The Core Problem It’s Tackling
Right now, liquidity is scattered everywhere. DEXes, CEXes, different chains—it’s a mess. Lumia’s approach? Built on Polygon CDK, it creates a unified liquidity layer called Lumia Stream that aggregates capital from both centralized and decentralized exchanges in one place. Devs can now build dApps without obsessing over finding enough liquidity to make their projects work.
What Makes It Different
Lumia isn’t just another rollup copy-paste. Here’s the technical setup:
Interoperability Layer
Two key integrations push this forward:
NearDA Integration: Offloads transaction data storage to a decentralized DA layer, meaning lower Ethereum mainchain load and cheaper transactions while keeping security intact.

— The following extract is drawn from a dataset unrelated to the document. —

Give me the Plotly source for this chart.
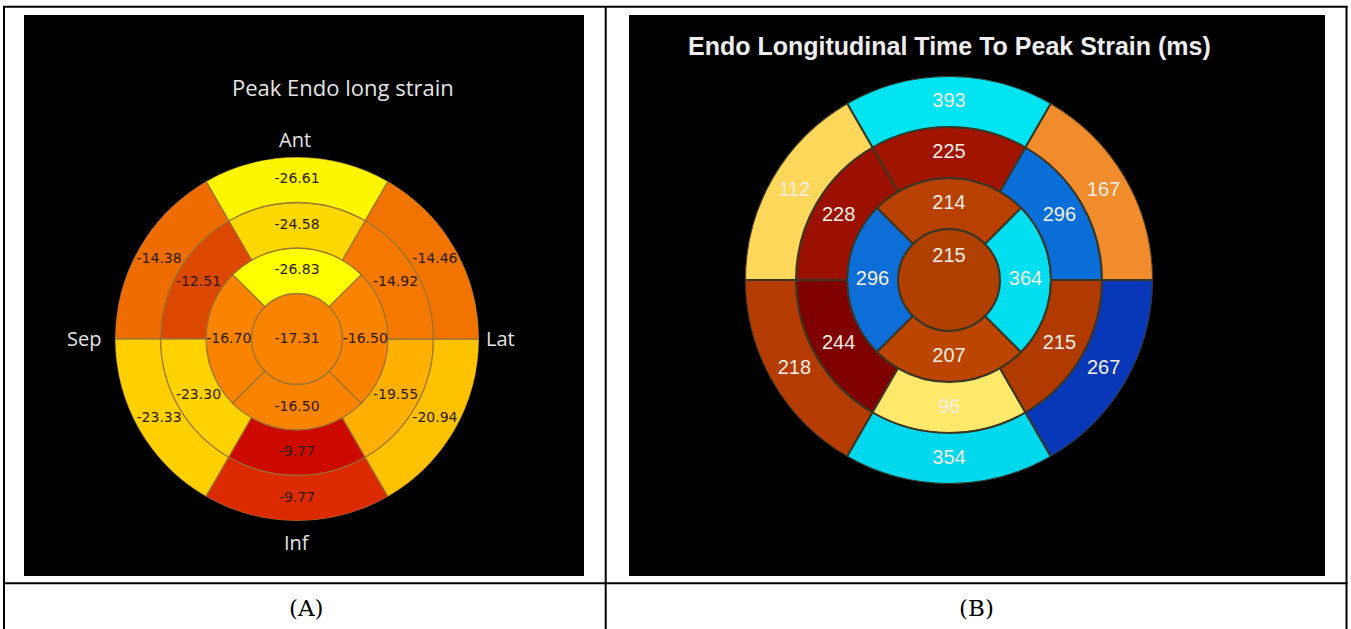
import plotly.graph_objects as go

W, H = 1351, 629

# ---- Panel A: peak endocardial longitudinal strain (%) ----
# basal / mid order: Ant, AntSep, InfSep, Inf, InfLat, AntLat
a_basal = [-26.61, -14.38, -23.33, -9.77, -20.94, -14.46]
a_mid = [-24.58, -12.51, -23.30, -9.77, -19.55, -14.92]
# apical order: Ant, Sep, Inf, Lat
a_apical = [-26.83, -16.70, -16.50, -16.50]
a_apex = [-17.31]

# ---- Panel B: endocardial longitudinal time to peak strain (ms) ----
b_basal = [393, 112, 218, 354, 267, 167]
b_mid = [225, 228, 244, 96, 215, 296]
b_apical = [214, 296, 207, 364]
b_apex = [215]

wall_labels = ["Ant", "Sep", "Inf", "Lat"]

six_theta = [90, 150, 210, 270, 330, 30]
four_theta = [90, 180, 270, 0]

# segment fill colours
a_colors = {
    "basal": ["#FCF600", "#EF6C00", "#FFD000", "#DC2A00", "#FFC200", "#F27400"],
    "mid": ["#FFD800", "#DC4800", "#FFD200", "#CC0A00", "#FFB000", "#F57800"],
    "apical": ["#FFFF00", "#FA8400", "#FA8400", "#FA8400"],
    "apex": ["#FA8400"],
}
b_colors = {
    "basal": ["#00E4F2", "#FFD75A", "#B43C00", "#00D8EE", "#0838B8", "#F08C2C"],
    "mid": ["#A01400", "#9C1000", "#800000", "#FFE86A", "#B03A00", "#0A6ED8"],
    "apical": ["#B84000", "#0E6ED8", "#BC4600", "#00DEF0"],
    "apex": ["#B04000"],
}


def bullseye(fig, polar, rings, colors, line, fmt, font, apex_r=0.0):
    """Add the 17-segment bullseye rings (apex, apical, mid, basal) to a polar subplot."""
    layout = [
        ("apex", rings[0], [90], 360, 0),
        ("apical", rings[1], four_theta, 90, 1),
        ("mid", rings[2], six_theta, 60, 2),
        ("basal", rings[3], six_theta, 60, 3),
    ]
    for name, vals, thetas, width, base in layout:
        fig.add_trace(go.Barpolar(
            r=[1] * len(vals), base=[base] * len(vals), theta=thetas[:len(vals)],
            width=[width] * len(vals),
            marker=dict(color=colors[name], line=line),
            subplot=polar, hoverinfo="skip", showlegend=False,
        ))
    for name, vals, thetas, width, base in layout:
        rr = [apex_r] * len(vals) if name == "apex" else [base + 0.5] * len(vals)
        fig.add_trace(go.Scatterpolar(
            r=rr, theta=thetas[:len(vals)], mode="text",
            text=[fmt(v) for v in vals], textfont=font,
            subplot=polar, hoverinfo="skip", showlegend=False, cliponaxis=False,
        ))


fig = go.Figure()
bullseye(fig, "polar", [a_apex, a_apical, a_mid, a_basal], a_colors,
         dict(color="rgba(150,115,55,0.85)", width=1.3),
         lambda v: f"{v:.2f}",
         dict(family="DejaVu Sans", size=14, color="#2B1A05"))
bullseye(fig, "polar2", [b_apex, b_apical, b_mid, b_basal], b_colors,
         dict(color="#3A3626", width=2),
         lambda v: f"{v:d}",
         dict(family="Liberation Sans", size=20, color="#F4EEE6"),
         apex_r=0.45)


def px_domain(cx, cy, r):
    return dict(x=[(cx - r) / W, (cx + r) / W], y=[1 - (cy + r) / H, 1 - (cy - r) / H])


A_CX, A_CY, A_R = 297, 339, 182
B_CX, B_CY, B_R = 949, 280, 204

polar_common = dict(
    bgcolor="rgba(0,0,0,0)", hole=0, bargap=0, barmode="overlay",
    radialaxis=dict(range=[0, 4], visible=False),
    angularaxis=dict(visible=False, direction="counterclockwise", rotation=0),
)

shapes = [
    # image panels
    dict(type="rect", xref="paper", yref="paper", x0=24 / W, x1=584 / W,
         y0=1 - 576 / H, y1=1 - 15 / H, fillcolor="black", line_width=0, layer="below"),
    dict(type="rect", xref="paper", yref="paper", x0=629 / W, x1=1325 / W,
         y0=1 - 576 / H, y1=1 - 15 / H, fillcolor="black", line_width=0, layer="below"),
]
# table rules
for x in (4, 605.7, 1346.5):
    shapes.append(dict(type="line", xref="paper", yref="paper", x0=x / W, x1=x / W,
                       y0=0, y1=1 - 6 / H, line=dict(color="black", width=2)))
for y in (6.8, 583.3):
    shapes.append(dict(type="line", xref="paper", yref="paper", x0=3 / W, x1=1347.5 / W,
                       y0=1 - y / H, y1=1 - y / H, line=dict(color="black", width=2)))


def ann(text, x, y, size, color, family, **kw):
    return dict(text=text, x=x / W, y=1 - y / H, xref="paper", yref="paper",
                showarrow=False, xanchor="center", yanchor="middle",
                font=dict(size=size, color=color, family=family), **kw)


annotations = [
    ann("Peak Endo long strain", 343, 87, 22, "#E4E4E4", "Open Sans"),
    ann(wall_labels[0], 295, 139, 20, "#E4E4E4", "Open Sans"),
    ann(wall_labels[1], 84, 338, 20, "#E4E4E4", "Open Sans"),
    ann(wall_labels[2], 297, 542, 20, "#E4E4E4", "Open Sans"),
    ann(wall_labels[3], 500, 338, 20, "#E4E4E4", "Open Sans"),
    ann("<b>Endo Longitudinal Time To Peak Strain (ms)</b>", 949, 46, 25, "#EDEDED",
        "Liberation Sans"),
    ann("(A)", 306, 608, 23, "black", "DejaVu Serif"),
    ann("(B)", 976, 608, 23, "black", "DejaVu Serif"),
]

fig.update_layout(
    width=W, height=H, margin=dict(l=0, r=0, t=0, b=0),
    paper_bgcolor="white", plot_bgcolor="white",
    polar=dict(domain=px_domain(A_CX, A_CY, A_R), **polar_common),
    polar2=dict(domain=px_domain(B_CX, B_CY, B_R), **polar_common),
    shapes=shapes, annotations=annotations, showlegend=False,
)

fig.write_html("out.html")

Polygon AggLayer: Cross-chain communication protocol that lets Lumia connect with other chains in the ecosystem—users get seamless asset transfers and dApp access across multiple blockchains without manual bridging headaches.
Why This Matters Now
Lumia is essentially the infrastructure play for RWA and DeFi infrastructure. While everyone’s chasing the next meme coin, the real money is in solving liquidity plumbing. Built by the team behind Orion Protocol, this Layer 2 is recognizing what institutional players already know: capital efficiency and liquidity depth = competitive advantage.
The combo of AI-powered DeFi strategies + unified liquidity + cross-chain interop positions Lumia as more than just another L2—it’s betting on becoming a liquidity backbone for Web3.